Australia to let women fight on the front line, including in special forces

GlobalPost
The World

Australian women will be allowed to serve in frontline combat roles, including with special forces units in Afghanistan, provided they meet the physical and psychological requirements, the government announced Tuesday.

Australia, a close U.S. ally, will join Canada, Denmark, New Zealand and Israel to open all combat roles to female soldiers, the Independent reports. Britain and the US exclude women from dedicated infantry roles.

Australia already allows women to serve on submarines, as air force jet fighter pilots and as drone aircraft operators, but women are barred from serving as front-line infantry soldiers, navy clearance divers, mine-disposal experts and airfield guards.

Although the ban will be lifted immediately, the army has five years to implement new tests and train army doctors to operate on women, News24 reports

Defense Minister Stephen Smith told reporters:

"Once this is fully implemented there will be no restrictions. If a woman is fully capable of doing the entrance program for the Special Air Service or Commandos, they'll be in it."

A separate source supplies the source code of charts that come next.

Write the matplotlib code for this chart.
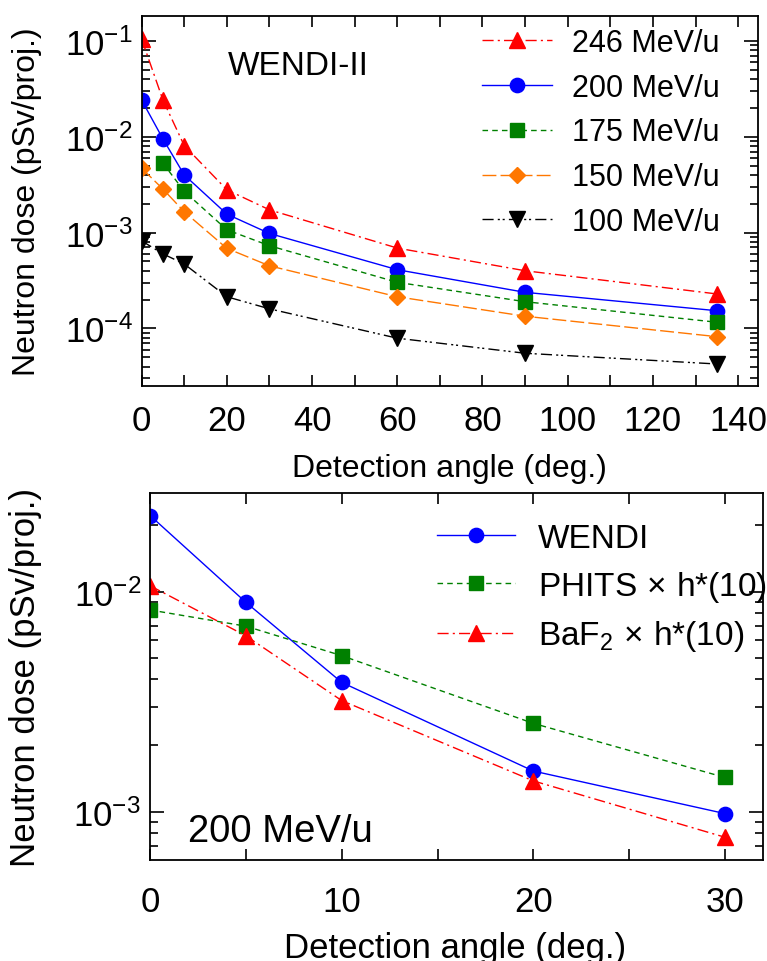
import numpy as np
import matplotlib
matplotlib.use("Agg")
import matplotlib.pyplot as plt
from matplotlib.ticker import LogLocator, MultipleLocator, NullFormatter

plt.rcParams['font.family'] = ['Liberation Sans', 'DejaVu Sans']
plt.rcParams['mathtext.fontset'] = 'custom'
plt.rcParams['mathtext.rm'] = 'Liberation Sans'
plt.rcParams['mathtext.it'] = 'Liberation Sans:italic'
plt.rcParams['axes.linewidth'] = 1.3

# top panel: WENDI-II dose vs angle for several beam energies
angles = [0, 5, 10, 20, 30, 60, 90, 135]
angles_175 = [5, 10, 20, 30, 60, 90, 135]
dose_246 = [0.105, 0.0242, 0.0081, 0.0028, 0.00173, 6.9e-4, 4.0e-4, 2.29e-4]
dose_200 = [0.0242, 0.0095, 0.0040, 1.56e-3, 9.8e-4, 4.1e-4, 2.38e-4, 1.53e-4]
dose_175 = [5.3e-3, 2.7e-3, 1.07e-3, 7.3e-4, 3.03e-4, 1.9e-4, 1.16e-4]
dose_150 = [4.7e-3, 2.85e-3, 1.65e-3, 6.85e-4, 4.5e-4, 2.14e-4, 1.34e-4, 8.2e-5]
dose_100 = [8.2e-4, 6.0e-4, 4.7e-4, 2.14e-4, 1.6e-4, 7.9e-5, 5.5e-5, 4.25e-5]

# bottom panel: 200 MeV/u comparison
angles_b = [0, 5, 10, 20, 30]
wendi = [0.0222, 8.95e-3, 3.87e-3, 1.53e-3, 9.8e-4]
phits = [8.26e-3, 6.97e-3, 5.12e-3, 2.52e-3, 1.43e-3]
baf2 = [0.01064, 6.3e-3, 3.2e-3, 1.38e-3, 7.65e-4]

orange = '#ff7700'
dashdot = [8, 3, 1.5, 3]
dashdotdot = [8, 3, 1.5, 2, 1.5, 3]

fig = plt.figure(figsize=(7.67, 9.62), dpi=100)
ax1 = fig.add_axes([0.1847, 0.598, 0.8032, 0.3846])
ax2 = fig.add_axes([0.1956, 0.105, 0.7996, 0.3815])


def style(ax, xpad, labelsize):
    ax.set_yscale('log')
    ax.tick_params(which='both', direction='in', top=True, right=True,
                   labelsize=25, width=1.2)
    ax.tick_params(axis='y', pad=6.5)
    ax.tick_params(axis='x', pad=xpad)
    ax.tick_params(which='major', length=10)
    ax.tick_params(which='minor', length=6)
    ax.tick_params(axis='x', which='both', length=8)
    ax.yaxis.set_minor_locator(LogLocator(base=10, subs=np.arange(2, 10)))
    ax.yaxis.set_minor_formatter(NullFormatter())
    ax.set_xlabel('Detection angle (deg.)', fontsize=labelsize)
    ax.set_ylabel('Neutron dose (pSv/proj.)', fontsize=labelsize)


ax1.plot(angles, dose_246, color='red', marker='^', ms=11, lw=1,
         dashes=dashdot, label='246 MeV/u')
ax1.plot(angles, dose_200, color='blue', marker='o', ms=10.3, lw=1,
         label='200 MeV/u')
ax1.plot(angles_175, dose_175, color='green', marker='s', ms=9.5, lw=1,
         dashes=[4, 3], label='175 MeV/u')
ax1.plot(angles, dose_150, color=orange, marker='D', ms=8.5, lw=1,
         dashes=[10, 3], label='150 MeV/u')
ax1.plot(angles, dose_100, color='black', marker='v', ms=11, lw=1,
         dashes=dashdotdot, label='100 MeV/u')
style(ax1, 13.5, 23)
ax1.set_xlim(0, 144.6)
ax1.set_ylim(2.52e-5, 0.184)
ax1.xaxis.set_major_locator(MultipleLocator(20))
ax1.xaxis.set_minor_locator(MultipleLocator(10))
ax1.xaxis.set_label_coords(0.5, -0.182)
ax1.yaxis.set_label_coords(-0.162, 0.5)
ax1.text(0.14, 0.842, 'WENDI-II', transform=ax1.transAxes, fontsize=24,
         va='baseline')
ax1.legend(loc='upper left', fontsize=22, frameon=False, handlelength=2.29,
           handletextpad=0.65, labelspacing=0.485, borderaxespad=0,
           borderpad=0, bbox_to_anchor=(0.5524, 0.9675))

ax2.plot(angles_b, wendi, color='blue', marker='o', ms=10.3, lw=1,
         label='WENDI')
ax2.plot(angles_b, phits, color='green', marker='s', ms=9.5, lw=1,
         dashes=[4, 3], label=r'PHITS$\,\times\,$h*(10)')
ax2.plot(angles_b, baf2, color='red', marker='^', ms=11, lw=1,
         dashes=dashdot, label=r'BaF$_2$$\,\times\,$h*(10)')
style(ax2, 18, 25)
ax2.set_xlim(0, 32)
ax2.set_ylim(6.03e-4, 0.0281)
ax2.xaxis.set_major_locator(MultipleLocator(10))
ax2.xaxis.set_minor_locator(MultipleLocator(5))
ax2.xaxis.set_label_coords(0.498, -0.1935)
ax2.yaxis.set_label_coords(-0.176, 0.5)
ax2.text(0.062, 0.0526, '200 MeV/u', transform=ax2.transAxes, fontsize=27.5,
         va='baseline')
ax2.legend(loc='upper left', fontsize=24, frameon=False, handlelength=2.34,
           handletextpad=0.69, labelspacing=0.44, borderaxespad=0,
           borderpad=0, bbox_to_anchor=(0.4675, 0.9185))

fig.savefig('out.png', dpi=100)
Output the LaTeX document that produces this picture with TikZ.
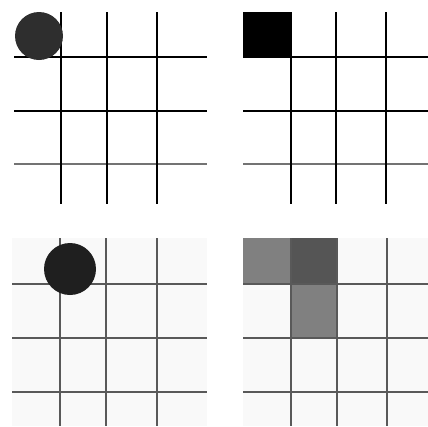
\documentclass[tikz,border=0pt]{standalone}
\usepackage{tikz}
\definecolor{BoardGray}{RGB}{249,249,249}
\definecolor{MidGray}{RGB}{128,128,128}
\definecolor{DarkGray}{RGB}{85,85,85}
\tikzset{
  gridline/.style={line width=1.5pt,black},
  softline/.style={line width=2.2pt,black!65},
}

\begin{document}
\begin{tikzpicture}[x=1pt,y=-1pt]
  \useasboundingbox (0,0) rectangle (428,426);
  % top left: disc on the grid
  \foreach \y in {57,111} \draw[gridline] (14,\y)--(207,\y);
  \draw[gridline,black!55] (14,164)--(207,164);
  \foreach \x in {61,107,157} \draw[gridline] (\x,12)--(\x,204);
  \fill[black!82] (39,36) circle (24);
  % top right: pixel on the grid
  \fill[black] (243,12) rectangle (290,57);
  \foreach \y in {57,111} \draw[gridline] (243,\y)--(428,\y);
  \draw[gridline,black!55] (243,164)--(428,164);
  \foreach \x in {291,336,386} \draw[gridline] (\x,12)--(\x,204);
  % bottom left: shifted disc
  \fill[BoardGray] (12,238) rectangle (207,426);
  \foreach \y in {284,338,392} \draw[softline] (12,\y)--(207,\y);
  \foreach \x in {60,106,157} \draw[softline] (\x,238)--(\x,426);
  \fill[black!88] (70,269) circle (26);
  % bottom right: coverage as gray levels
  \fill[BoardGray] (243,238) rectangle (428,426);
  \fill[MidGray] (243,238) rectangle (290,284);
  \fill[DarkGray] (290,238) rectangle (336,284);
  \fill[MidGray] (290,284) rectangle (336,338);
  \foreach \y in {284,338,392} \draw[softline] (243,\y)--(428,\y);
  \foreach \x in {291,337,387} \draw[softline] (\x,238)--(\x,426);
\end{tikzpicture}
\end{document}
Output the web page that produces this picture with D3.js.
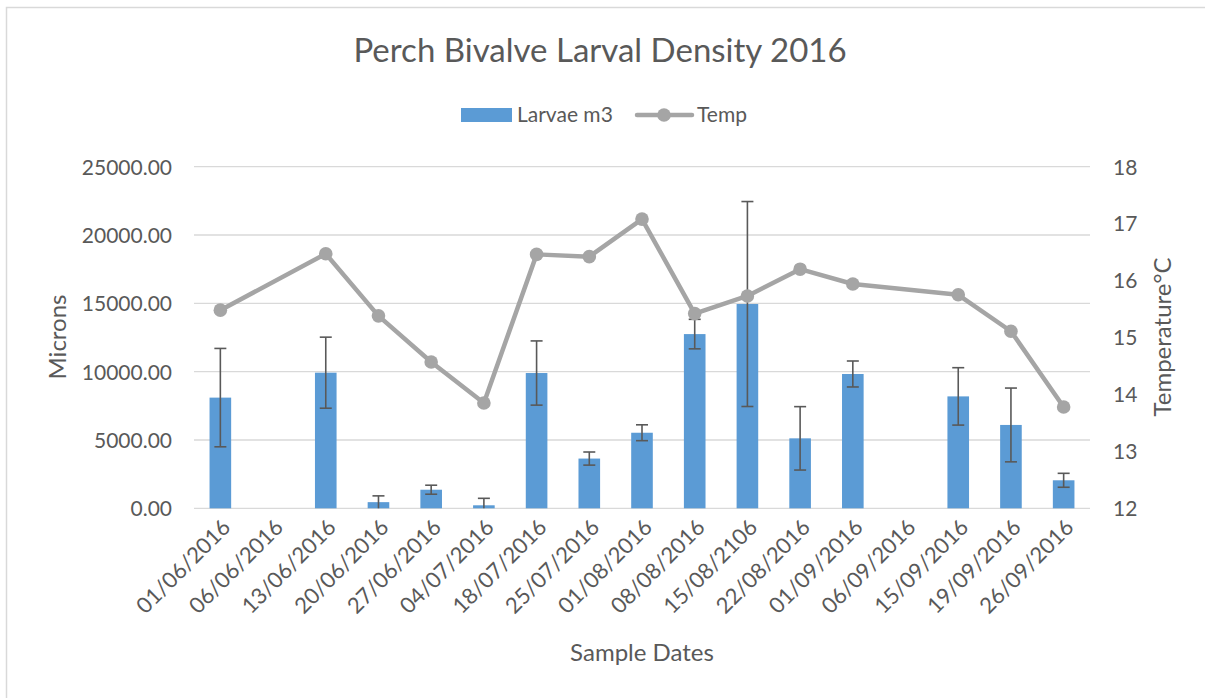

In order to take on such roles, women candidates must still pass physical entry tests. Entry to Australia's elite special forces unit — known as the Special Air Service, or SAS — involves endurance marches over several days in scorching temperatures in the outback, while carrying weapons, water and an 80 kilogram (176 pound) pack, News24 reports.

According to the New York Times:

Smith proposed dropping the restrictions in April amid the fallout from a series of military scandals at home and abroad. In the most notorious case, a male cadet at the elite Australian Defense Force Academy was caught streaming video of himself having sex with a female cadet to his friends via Skype without her knowledge. 

Smith said he didn't expect opposition from foreign allies, including U.S. troops serving with Australian soldiers in Afghanistan, the Independent reports.

"I'm not expecting any difficulty as a result of what to the government and the service chiefs is a logical extension to a very strongly held view in Australian society that all of us are equal, irrespective of our sex," the defense minister reportedly said.

Australia was an original member of the U.S.-led coalition that invaded Afghanistan, and has has around 1,550 troops stationed there, mainly at Tirin Kot in Uruzgan.

A total of 29 Australian soldiers have been killed in Afghanistan.

Women fill about 10,000 of the 81,000 regular and reserve positions in the armed forces.